Click here to listen
As I have learned fairly recently about scripture is that many things are pretty simple and straightforward and yet we try to manipulate it to fit in our lifestyle. I have those moments regularly when I think, oh yeah, easy to say two thousand + years ago. Yet when I do my own thing and go against the grain that God instilled through His word darkness comes my way. As I have become more conscientious these past few months, I can trace back that everytime I feel insecure, rejected, hurt, lost… man the list goes on… I realize it is because I chose my path and not His, simplicity offered yet difficulty taken.
I encourage you to find your strength and chose to let God write your story.
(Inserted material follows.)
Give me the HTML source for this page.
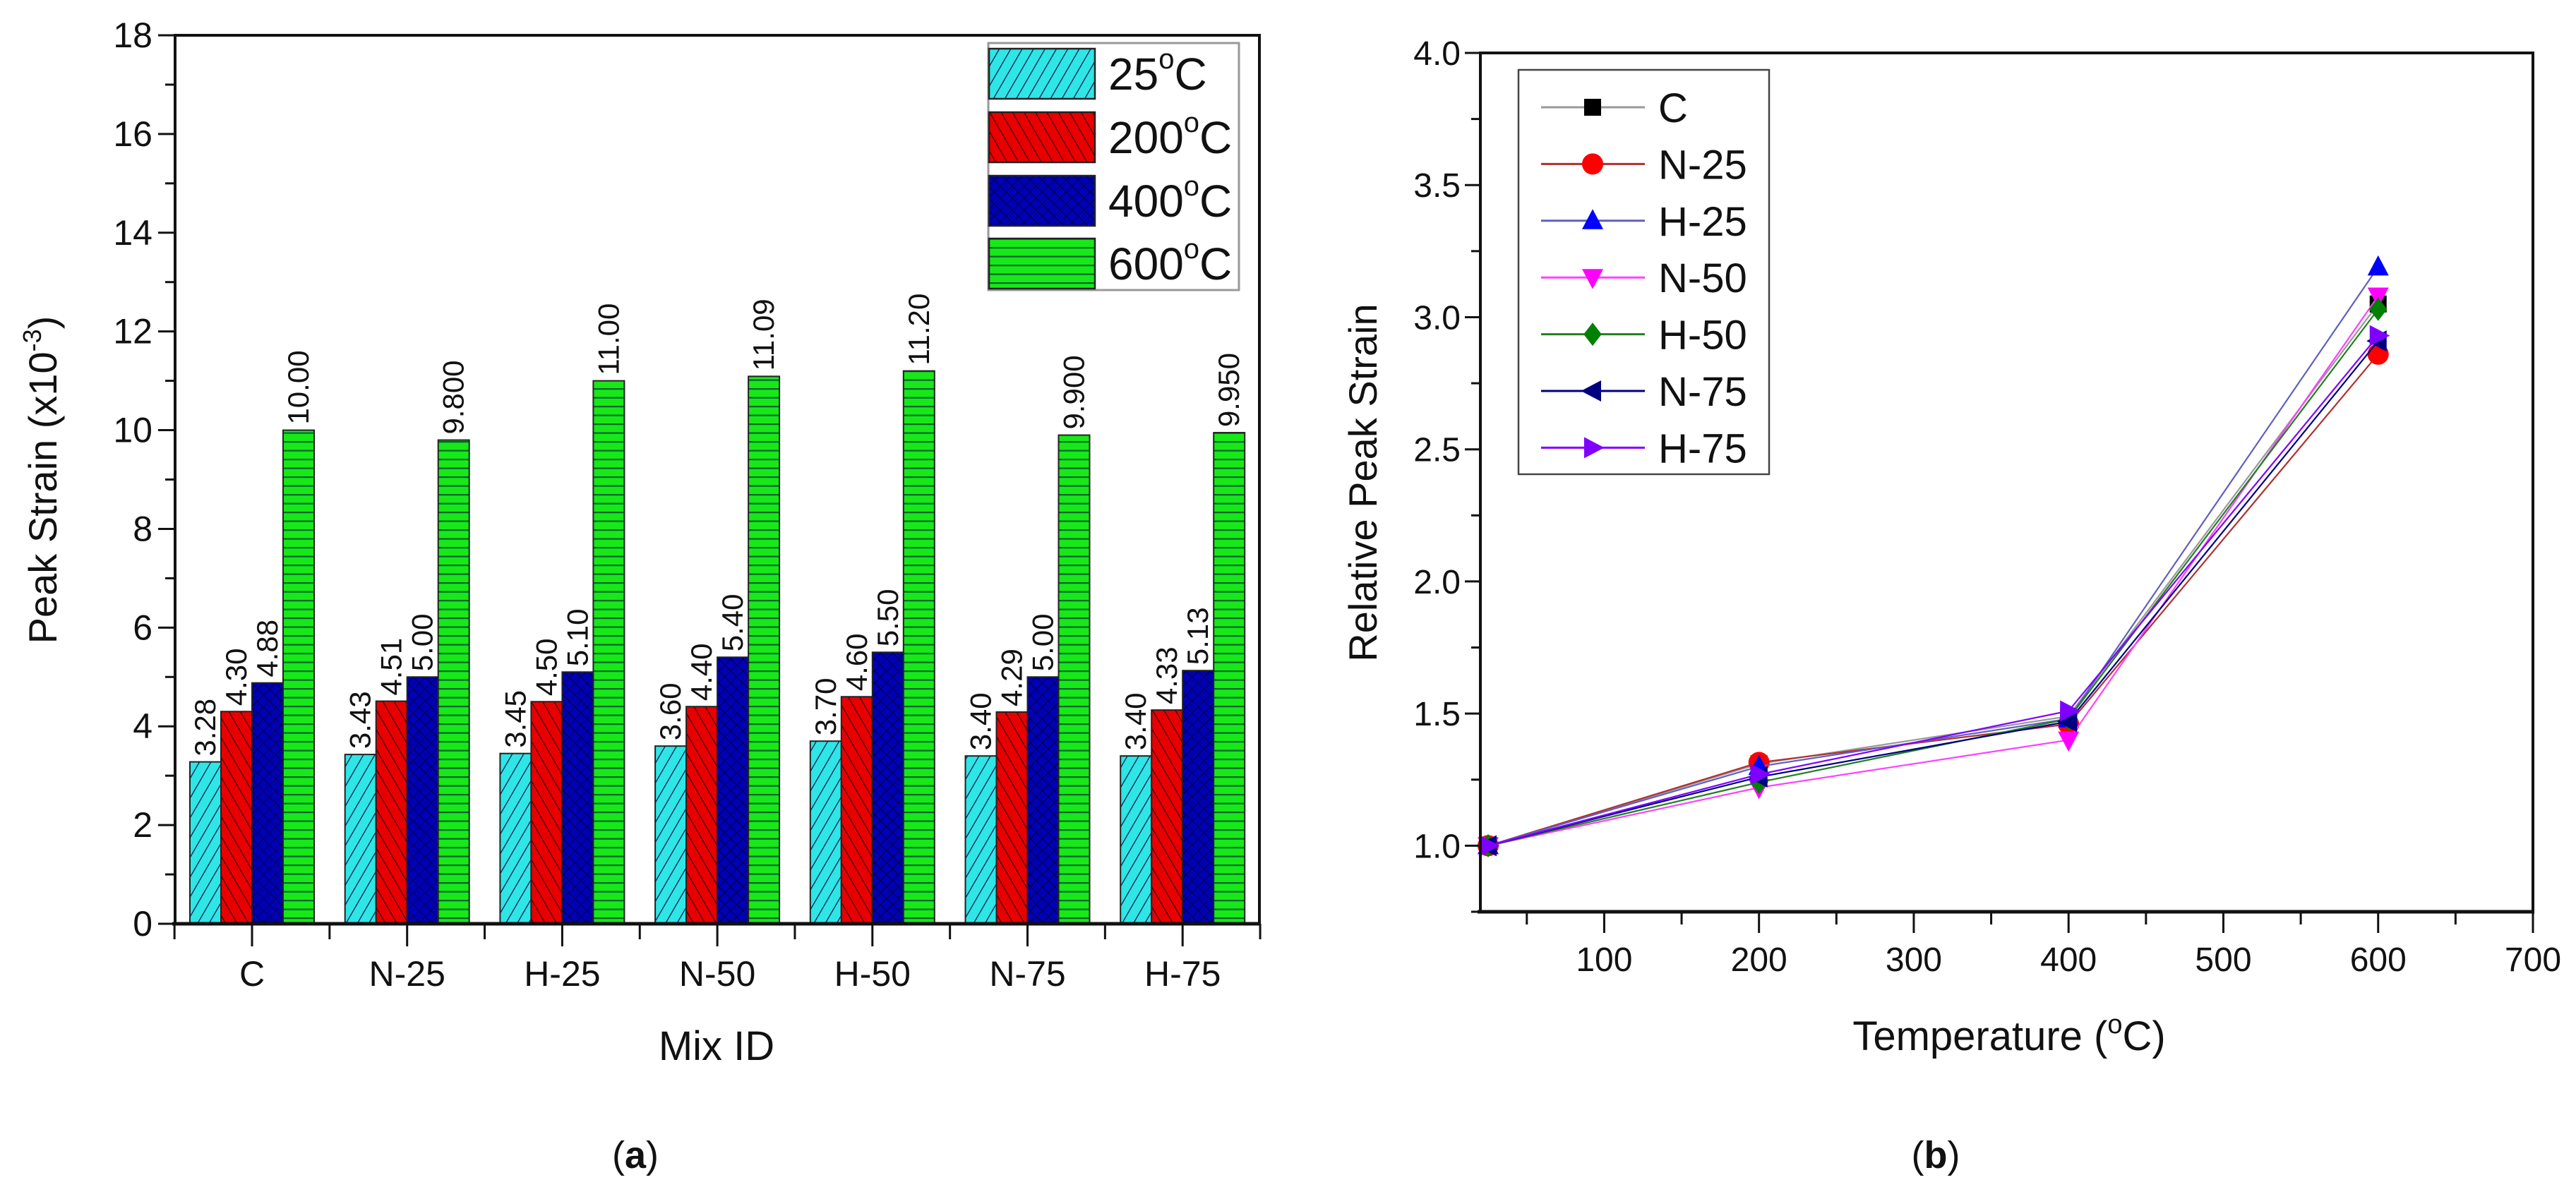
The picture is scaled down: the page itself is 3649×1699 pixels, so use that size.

Let Him guide your fears and insecurities to make the right decisions moving you towards His plan instead of your own. You will find yourself stronger than you have ever been because you are giving up control and trusting your faith. With that you will thrive. Are you strong enough to thrive? Figure out what you really want and act accordingly before your free will takes you yet on another detour.
Thanks to my single moms that inspired me tonight! Be strong and continue letting God write your story.